Jim Rogers tore the Fed a new one.

A few days back, Jim Rogers (co-founder of Quantum Fund) declared on CNBC Europe that we should be shorting all investment banks and that Fed policy of providing 'liquidity' is failing America. Today, his prediction looks like nothing short of divination. Link to the original video and article below.

http://www.cnbc.com/id/23588079

 

I completely agree. The Fed is playing with fire right now by mass-printing US dollars. Bank failures are bad, but 70s type inflation is far worse in the long run.

Now to set up an account so I can long agriculture futures and short some US currency.

 

Just after I was ripping on the UK for bailing out / nationalizing Northern Rock, the US goes bails out Bear Stearns. Completely agre w/ rogers...why not let one or two of these banks go under? Stop making the American people pay for bankers mistakes. Yes, you might be providing ST liquidity to the markets, but the American public is going to be paying for it over hte next 10-30 years.

 
Best Response

i'm not saying i disagree necessarily, but to offer an alternate perspective: the reason that bernanke keeps trying to bail them out is not just because its a recession. it's more because theyre banks--he's one of the foremost authorities on the great depression, and one of the most most important studies in economics (friedman/schwarz) of the 20th century argued that the reason the Great Depression was not just an ordinary recession is that in 1931-33: 1. there were large numbers of bank failures, and 2. the fed didn't provide liquidity and cut rates. this resulted in deflation etc.

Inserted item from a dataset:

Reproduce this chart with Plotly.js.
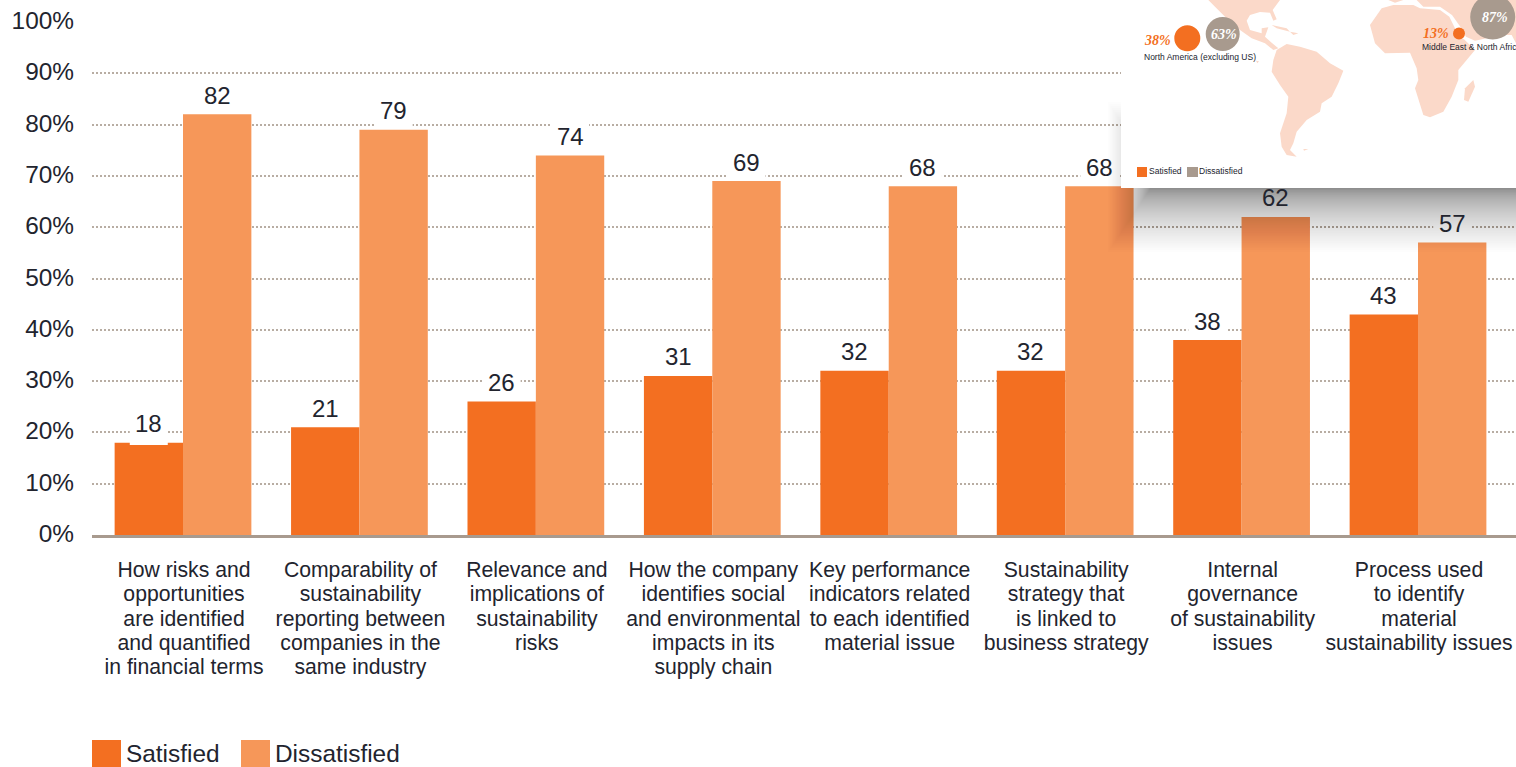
<!DOCTYPE html>
<html><head><meta charset="utf-8">
<script src="https://cdn.plot.ly/plotly-3.0.1.min.js"></script>
<style>
html,body{margin:0;padding:0;background:#fff;overflow:hidden}
#chart{width:1516px;height:767px}
</style></head><body><div id="chart"></div>
<script>
const categories = [
 "How risks and<br>opportunities<br>are identified<br>and quantified<br>in financial terms",
 "Comparability of<br>sustainability<br>reporting between<br>companies in the<br>same industry",
 "Relevance and<br>implications of<br>sustainability<br>risks",
 "How the company<br>identifies social<br>and environmental<br>impacts in its<br>supply chain",
 "Key performance<br>indicators related<br>to each identified<br>material issue",
 "Sustainability<br>strategy that<br>is linked to<br>business strategy",
 "Internal<br>governance<br>of sustainability<br>issues",
 "Process used<br>to identify<br>material<br>sustainability issues"
];
const satisfied = [18,21,26,31,32,32,38,43];
const dissatisfied = [82,79,74,69,68,68,62,57];
const yTicks = [0,10,20,30,40,50,60,70,80,90,100];
const ORANGE='#f36f21', LIGHT='#f69759', TAUPE='#a89a8e', GRID='#b8ada3', INK='#22242e', PINK='#fbd9c9';

const L=92, R=1516, B=535, T=22, W=R-L, H=B-T;
const px=x=>(x-L)/W, py=y=>(B-y)/H;
const cat=176.43, c0=183;
const font='"Liberation Sans", Arial, sans-serif', serif='"Liberation Serif", "DejaVu Serif", serif';
const X_FONT=21.2, X_LINE=24.3;

const traces=[
 {type:'bar',name:'Satisfied',x:categories,y:satisfied,marker:{color:ORANGE},hoverinfo:'x+y'},
 {type:'bar',name:'Dissatisfied',x:categories,y:dissatisfied,marker:{color:LIGHT},hoverinfo:'x+y'}
];

const shapes=[], annotations=[];
const barOff=0.194, maskHalf=19/cat, maskH=33/(H/100);
function labelFor(i,v,side){
  const xc=i+side*barOff;
  const notch = v===18 ? -0.45 : 0.3;
  shapes.push({type:'rect',layer:'above',xref:'x',yref:'y',x0:xc-maskHalf,x1:xc+maskHalf,y0:v+notch,y1:v+maskH*1.05,
    fillcolor:'#fff',line:{width:0}});
  annotations.push({xref:'x',yref:'y',x:xc,y:v,yshift:19,text:String(v),showarrow:false,xanchor:'center',yanchor:'middle',
    font:{family:font,size:24,color:INK},borderpad:0,borderwidth:0});
}
satisfied.forEach((v,i)=>labelFor(i,v,-1));
dissatisfied.forEach((v,i)=>labelFor(i,v,1));

// inset panel: soft drop shadow
const N=70;
for(let k=0;k<N;k++){
  const t=(k+1)/N, s=t*t;
  const left=1152-44*s, bot=186+66*s, top=172-70*s;
  shapes.push({type:'rect',layer:'above',xref:'paper',yref:'paper',x0:px(left),x1:px(1530),y0:py(bot),y1:py(top),
    fillcolor:'#000',opacity:0.0098,line:{width:0}});
}
shapes.push({type:'rect',layer:'above',xref:'paper',yref:'paper',x0:px(1121),x1:px(1530),y0:py(188),y1:py(-10),fillcolor:'#fff',line:{width:0}});

function poly(ox,oy,pts,color){
  let d='';
  for(let i=0;i<pts.length;i+=2){
    d+=(i?'L':'M')+px(ox+pts[i]/3).toFixed(5)+','+py(oy+pts[i+1]/3).toFixed(5);
  }
  shapes.push({type:'path',layer:'above',xref:'paper',yref:'paper',path:d+'Z',fillcolor:color||PINK,line:{width:0}});
}
// Americas
poly(1130,0,[235,0,450,0,428,30,440,58,430,62,420,38,390,36,360,45,350,62,360,90,395,100,395,85,415,82,405,110,425,128,445,145,430,150,405,130,365,115,330,90,285,50,255,20]);
poly(1130,0,[425,75,470,85,480,95,440,85]);
poly(1130,0,[480,95,505,100,490,105]);
poly(1130,0,[440,150,470,132,510,140,560,155,600,190,640,212,625,250,605,290,575,310,570,335,530,360,500,395,490,430,480,450,500,470,470,465,455,440,450,400,470,340,475,290,450,255,425,215,430,180]);
poly(1130,0,[520,447,535,447,522,452]);
poly(1130,0,[378,182,387,184,382,190]);
// Africa, Eurasia
poly(1360,0,[65,25,30,75,45,130,75,160,150,158,170,205,175,240,165,265,190,345,210,352,250,335,275,290,295,240,295,210,345,150,312,118,295,110,285,85,268,50,240,30,180,25,160,15,100,15]);
poly(1360,0,[170,0,468,0,468,130,455,105,420,105,380,115,345,122,318,110,302,82,276,45,240,20,190,20]);
poly(1360,0,[340,240,345,260,325,305,312,300,315,265]);
poly(1360,0,[85,0,130,0,105,8]);

function circle(cx,cy,r,color){
  shapes.push({type:'circle',layer:'above',xref:'paper',yref:'paper',x0:px(cx-r),x1:px(cx+r),y0:py(cy+r),y1:py(cy-r),fillcolor:color,line:{width:0}});
}
circle(1187.3,38.3,13,ORANGE);
circle(1222.7,34,17,TAUPE);
circle(1459,33.5,6,ORANGE);
circle(1492.7,17,22.5,TAUPE);

function box(x0,x1,y0,y1,color){
  shapes.push({type:'rect',layer:'above',xref:'paper',yref:'paper',x0:px(x0),x1:px(x1),y0:py(y1),y1:py(y0),fillcolor:color,line:{width:0}});
}
box(1137,1147,167,177,ORANGE);
box(1187,1198,167,177,TAUPE);
box(92,121,740,775,ORANGE);
box(241,270,740,775,LIGHT);

function note(x,y,text,size,color,opts){
  annotations.push(Object.assign({xref:'paper',yref:'paper',x:px(x),y:py(y),text,showarrow:false,xanchor:'left',yanchor:'middle',
    font:{family:font,size,color},borderpad:0,borderwidth:0},opts||{}));
}
const serifBold=(c)=>({font:{family:serif,size:14,color:c,style:'italic',weight:700}});
note(1144,40,'38%',14,ORANGE,serifBold(ORANGE));
note(1223.5,34.5,'63%',14,'#fff',Object.assign({xanchor:'center'},serifBold('#fff')));
note(1423,33.5,'13%',14,ORANGE,serifBold(ORANGE));
note(1495,17.5,'87%',14,'#fff',Object.assign({xanchor:'center'},serifBold('#fff')));
note(1144,57,'North America (excluding US)',8.5,INK);
note(1422,47.5,'Middle East &amp; North Africa',8.5,INK);
note(1149,171.5,'Satisfied',8.5,INK);
note(1199,171.5,'Dissatisfied',8.5,INK);
note(125.5,753.5,'Satisfied',24.4,INK);
note(274.5,753.5,'Dissatisfied',24.4,INK);

const layout={
  width:1516,height:767,paper_bgcolor:'#fff',plot_bgcolor:'#fff',showlegend:false,
  margin:{l:L,r:0,t:T,b:767-B,pad:0},
  barmode:'group',bargap:0.225,bargroupgap:0,
  xaxis:{type:'category',categoryorder:'array',categoryarray:categories,
    range:[-(c0-L)/cat,(R-c0)/cat],tickangle:0,ticks:'',ticklabelstandoff:13,
    tickfont:{family:font,size:X_FONT,color:INK},showgrid:false,
    showline:true,linecolor:TAUPE,linewidth:3,zeroline:false,automargin:false},
  yaxis:{range:[0,100],tickvals:yTicks,ticktext:yTicks.map(v=>v+'%'),ticks:'',ticklabelstandoff:16,
    tickfont:{family:font,size:24.4,color:INK},showgrid:true,gridcolor:GRID,gridwidth:2.2,griddash:'2.2px,1.8px',
    zeroline:false,showline:false,automargin:false},
  shapes,annotations
};
// The reference's category labels are set tighter than Plotly's fixed 1.3em leading.
function tighten(){
  document.querySelectorAll('.xtick text').forEach(t=>{
    t.querySelectorAll('tspan.line').forEach((ln,i)=>{
      ln.setAttribute('dy',(i*X_LINE/X_FONT)+'em');
    });
    t.setAttribute('transform',(t.getAttribute('transform')||'')+' translate(1,0.5)');
  });
  document.querySelectorAll('.ytick text').forEach(t=>{
    t.setAttribute('transform',(t.getAttribute('transform')||'')+' translate(-1,-1.5)');
  });
}
Plotly.newPlot('chart',traces,layout,{displayModeBar:false,responsive:false}).then(tighten);
</script></body></html>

obviously, we're not currently at risk of deflation, but if there are bank failures and credit continues to freeze up further, the recession could become a whole lot worse...this is what bernanke's trying to prevent, and why he'll basically cut rates as long as he think he can do it without spiking inflation.

is this right? im not sure. but the fed and bernanke aren't as dumb as you guys think.